The Sacred Bodhi Tree – Sri Maha Bodhi is found within the ancient city of Anuradhapura the tree is again of significant importance to the Buddhist faith, grown from a cutting bought from India by Princess Sangamitta the tree is the oldest historically authenticated tree in the world for over two thousand continuous years the guardians of the tree have protected it from harm in the shape of armies and invasions, through the rise and falls of kingdoms, as well as natural blights.
It is said that on reaching Enlightenment the Lord Buddha spent a week in meditation of the original tree and that on his death bed he instructed that a cutting that should fall of its own accord be taken to Sri Lanka.
Kataragama – In the deep south of Sri Lanka is Kataragama, a holy place of pilgrimage for three faiths in Sri Lanka the Muslims, Buddhists and Hindus, in the sprawling complex on the banks of the Menik Ganga (River of Gems) all three religions co-exist side by side.
Some of the temple structures within this complex date back to the 1st century BC though the importance of the site is thought to be a lot older, steeped in mysticism Kataragama is held to be home to the Kataragama Deviyo or Lord Skanda the Hindu god of war.
Many are the stories that tell of miracles and prayers answered at this holy place, and during the Kataragama festival held July/August thousands of pilgrims and faithful come to worship or seek the favour of the god of Kataragama.
Adams Peak: Sri Pada as it is known locally is found in the southern highlands of Sri Lanka in a magnificent setting this peak rises 2243 metres and is a place of important pilgrimage to three of faiths in Sri Lanka.
At the peak of the mountain is found a giant footprint in the rock embedded in the rock, the Christians and Muslims it is believed that this footprint marks the first step on earth made by Adam on his expulsion from Eden, the Buddhists it is believed that it is the footprint of the Lord Buddha as he headed toward paradise.
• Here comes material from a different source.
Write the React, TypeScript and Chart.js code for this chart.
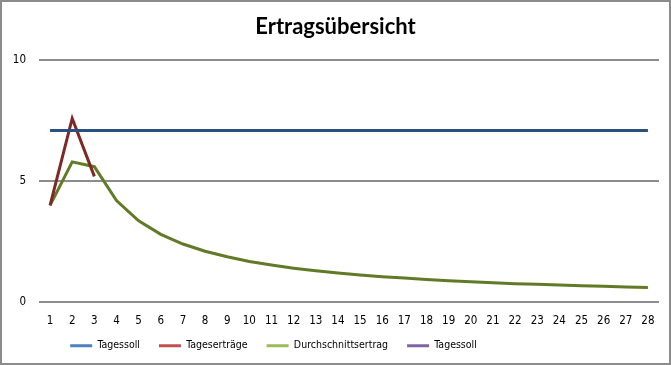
import React, { useEffect, useRef } from "react";
import { Chart, registerables } from "chart.js";

Chart.register(...registerables);

const days = [
  "1", "2", "3", "4", "5", "6", "7", "8", "9", "10", "11", "12", "13", "14",
  "15", "16", "17", "18", "19", "20", "21", "22", "23", "24", "25", "26", "27", "28",
];
const tagessoll = [
  7.1, 7.1, 7.1, 7.1, 7.1, 7.1, 7.1, 7.1, 7.1, 7.1, 7.1, 7.1, 7.1, 7.1,
  7.1, 7.1, 7.1, 7.1, 7.1, 7.1, 7.1, 7.1, 7.1, 7.1, 7.1, 7.1, 7.1, 7.1,
];
const tagesertraege = [4.0, 7.6, 5.2];
const durchschnitt = [
  4.0, 5.8, 5.6, 4.2, 3.36, 2.8, 2.4, 2.1, 1.87, 1.68, 1.53, 1.4, 1.29, 1.2,
  1.12, 1.05, 0.99, 0.93, 0.88, 0.84, 0.8, 0.76, 0.73, 0.7, 0.67, 0.65, 0.62, 0.6,
];
const tagessoll2: (number | null)[] = [];

const seriesNames = ["Tagessoll", "Tageserträge", "Durchschnittsertrag", "Tagessoll"];
const lineColors = ["#2b4f80", "#7d2926", "#617a26", "#5f4a7c"];
const legendColors = ["#4f81bd", "#c0504d", "#9bbb59", "#8064a2"];
const yTicks = [0, 5, 10];

// candidate narrow fonts with tick / legend sizes
const fontChoices = [
  { family: "Liberation Sans Narrow", tick: 13, legend: 12 },
  { family: "DejaVu Sans Condensed", tick: 11.5, legend: 10.5 },
  { family: "Liberation Sans", tick: 11.5, legend: 10 },
];

function isInstalled(family: string): boolean {
  const c = document.createElement("canvas").getContext("2d")!;
  const sample = "Tagessoll Durchschnitt 0123456789";
  for (const base of ["monospace", "serif"]) {
    c.font = `40px ${base}`;
    const w0 = c.measureText(sample).width;
    c.font = `40px '${family}', ${base}`;
    if (Math.abs(c.measureText(sample).width - w0) > 0.5) return true;
  }
  return false;
}

export default function App() {
  const ref = useRef<HTMLCanvasElement>(null);
  useEffect(() => {
    document.body.style.margin = "0";
    const choice = fontChoices.find((f) => isInstalled(f.family)) || fontChoices[2];
    const font = `'${choice.family}', sans-serif`;
    const ts = choice.tick;
    const ls = choice.legend;
    const legendPad = 19;
    const titleFont = "Lato, 'Open Sans', sans-serif";
    const legendShift = {
      id: "legendShift",
      afterLayout(c: any) {
        if (c.legend) c.legend.right -= 124;
      },
    };
    const chart = new Chart(ref.current!, {
      type: "line",
      data: {
        labels: days,
        datasets: [tagessoll, tagesertraege, durchschnitt, tagessoll2].map((d, i) => ({
          label: seriesNames[i],
          data: d,
          borderColor: lineColors[i],
          backgroundColor: legendColors[i],
          borderWidth: 3,
          pointRadius: 0,
          tension: 0,
          fill: false,
        })),
      },
      options: {
        animation: false,
        responsive: false,
        maintainAspectRatio: false,
        layout: { padding: { left: 10, right: 10, top: 0, bottom: 2 } },
        plugins: {
          title: {
            display: true,
            text: "Ertragsübersicht",
            color: "#000",
            font: { family: titleFont, size: 22, weight: "bold" },
            padding: { top: 12, bottom: 20 },
          },
          legend: {
            position: "bottom",
            labels: {
              color: "#000",
              font: { family: font, size: ls },
              boxWidth: 22,
              boxHeight: 3,
              padding: legendPad,
              generateLabels: (c: any) =>
                c.data.datasets.map((ds: any, i: number) => ({
                  text: ds.label,
                  fillStyle: legendColors[i],
                  strokeStyle: legendColors[i],
                  lineWidth: 0,
                  hidden: false,
                  datasetIndex: i,
                  fontColor: "#000",
                })),
            },
          },
          tooltip: { enabled: false },
        },
        scales: {
          x: {
            offset: true,
            grid: { display: false, drawTicks: false },
            border: { display: false },
            afterFit: (axis: any) => {
              axis.height = 49 - ls - legendPad;
            },
            ticks: {
              color: "#000",
              font: { family: font, size: ts },
              mirror: true,
              padding: -(19 + (1.2 * ts) / 2),
              maxRotation: 0,
              autoSkip: false,
            },
          },
          y: {
            min: 0,
            max: 10,
            afterBuildTicks: (axis: any) => {
              axis.ticks = yTicks.map((v) => ({ value: v }));
            },
            afterFit: (axis: any) => {
              axis.width = 27;
            },
            grid: { color: "#8c8c8c", lineWidth: 2, drawTicks: false },
            border: { display: false },
            ticks: {
              color: "#000",
              font: { family: font, size: ts },
              padding: 13,
            },
          },
        },
      },
      plugins: [legendShift],
    } as any);
    return () => chart.destroy();
  }, []);
  return (
    <div
      style={{
        position: "absolute",
        left: 0,
        top: 0,
        width: 671,
        height: 365,
        boxSizing: "border-box",
        border: "2px solid #8c8c8c",
        background: "#fff",
      }}
    >
      <canvas ref={ref} width={667} height={361} style={{ display: "block" }} />
    </div>
  );
}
From the period lasting from December to May thousands of pilgrims and some adventurous tourists make the daunting climb to the peak, during this time of year nightfall reveals a snaking line of lights up to the peak as the pilgrims who climb throughout the night.
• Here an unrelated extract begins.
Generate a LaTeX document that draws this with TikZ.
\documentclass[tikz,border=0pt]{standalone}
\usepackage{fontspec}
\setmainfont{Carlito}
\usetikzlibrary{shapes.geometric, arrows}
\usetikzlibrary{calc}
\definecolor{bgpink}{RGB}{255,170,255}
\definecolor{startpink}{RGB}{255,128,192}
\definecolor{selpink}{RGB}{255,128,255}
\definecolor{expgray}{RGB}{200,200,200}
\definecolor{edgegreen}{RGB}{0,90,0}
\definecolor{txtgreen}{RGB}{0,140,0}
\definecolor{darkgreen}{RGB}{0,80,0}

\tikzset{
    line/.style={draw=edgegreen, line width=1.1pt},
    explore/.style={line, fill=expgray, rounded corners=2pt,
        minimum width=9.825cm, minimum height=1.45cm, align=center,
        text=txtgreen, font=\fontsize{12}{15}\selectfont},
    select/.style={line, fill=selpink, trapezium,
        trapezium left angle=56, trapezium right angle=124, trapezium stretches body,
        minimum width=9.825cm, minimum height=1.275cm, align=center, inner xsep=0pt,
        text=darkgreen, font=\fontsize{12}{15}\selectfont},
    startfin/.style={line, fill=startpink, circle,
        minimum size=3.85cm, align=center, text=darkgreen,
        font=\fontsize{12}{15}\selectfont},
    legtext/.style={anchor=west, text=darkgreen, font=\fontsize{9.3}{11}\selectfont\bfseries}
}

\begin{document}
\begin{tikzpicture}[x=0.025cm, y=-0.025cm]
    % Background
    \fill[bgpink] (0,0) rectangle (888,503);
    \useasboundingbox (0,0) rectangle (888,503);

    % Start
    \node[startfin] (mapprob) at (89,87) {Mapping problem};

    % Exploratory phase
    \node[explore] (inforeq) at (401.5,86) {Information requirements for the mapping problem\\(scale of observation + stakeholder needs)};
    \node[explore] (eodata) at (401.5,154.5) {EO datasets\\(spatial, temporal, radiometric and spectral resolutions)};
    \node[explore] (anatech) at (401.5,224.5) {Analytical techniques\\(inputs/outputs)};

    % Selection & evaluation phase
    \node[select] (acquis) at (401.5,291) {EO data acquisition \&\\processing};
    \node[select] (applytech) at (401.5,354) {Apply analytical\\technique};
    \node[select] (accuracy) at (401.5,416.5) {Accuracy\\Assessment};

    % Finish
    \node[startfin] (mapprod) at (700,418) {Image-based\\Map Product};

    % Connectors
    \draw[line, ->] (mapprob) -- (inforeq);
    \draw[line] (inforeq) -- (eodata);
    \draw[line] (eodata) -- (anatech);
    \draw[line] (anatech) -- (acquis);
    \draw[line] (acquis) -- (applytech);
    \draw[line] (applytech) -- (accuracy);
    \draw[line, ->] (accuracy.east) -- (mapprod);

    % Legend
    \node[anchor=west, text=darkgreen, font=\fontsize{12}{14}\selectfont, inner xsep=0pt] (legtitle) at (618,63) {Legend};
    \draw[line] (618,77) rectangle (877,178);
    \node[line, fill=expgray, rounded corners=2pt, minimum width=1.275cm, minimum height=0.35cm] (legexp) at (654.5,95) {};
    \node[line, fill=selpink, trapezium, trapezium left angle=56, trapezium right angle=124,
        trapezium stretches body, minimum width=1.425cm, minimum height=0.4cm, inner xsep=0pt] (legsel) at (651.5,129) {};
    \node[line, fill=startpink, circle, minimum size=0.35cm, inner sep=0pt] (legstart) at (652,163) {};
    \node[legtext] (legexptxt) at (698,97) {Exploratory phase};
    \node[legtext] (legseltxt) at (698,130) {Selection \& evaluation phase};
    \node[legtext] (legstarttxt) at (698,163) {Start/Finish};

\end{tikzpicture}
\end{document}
John Stills is quoted from his book the Jungle Tide as saying that the peak is “one of the vastest and most reverenced cathedrals of the human race”, the view from the top of the peak is breathtaking and a lot of climbers brave the overnight climb to witness the unique natural spectacle that occurs when the sunrises being a perfect triangle of shadow cast over the land which gradually disappears into the foot of the mountain as the sun ascends.
Dambulla Rock Temple – Dating back to the 1st century BC the cave temples of Dambulla are built into a rock outcropping about 200 metres from road level, there creation is credited to King Valagamba had to take refuge at this place after being forced to vacate his throne at Anuradhapura, on recovery of his throne he had the interior of the caves carved to the magnificent spectacle that they are today.
Other kings of Sri Lanka contributed to the development of this temple complex, including King Nissanka Malla who had the temples gilded, resulting in it being given the local name of Ran Giri or Golden rock.
A stunning sight from a historical, religious and artistic perspective Dambulla Rock temple is well worth a visit.
Mihintale – Of great importance to the Buddhists of Sri Lanka because it is the place that this great faith arrived to the Island in 247BC, King Devanampiya Tissa was deer hunting in the forests of Mihintale when he met Mahinda, son of the great Emperor Ashoka of India, a missionary prince who converted the King to Buddhism.
Mihintale is a massive complex of temples and monasteries and requires some climbing to view all of it; it is of great interest to the historian and faithful alike.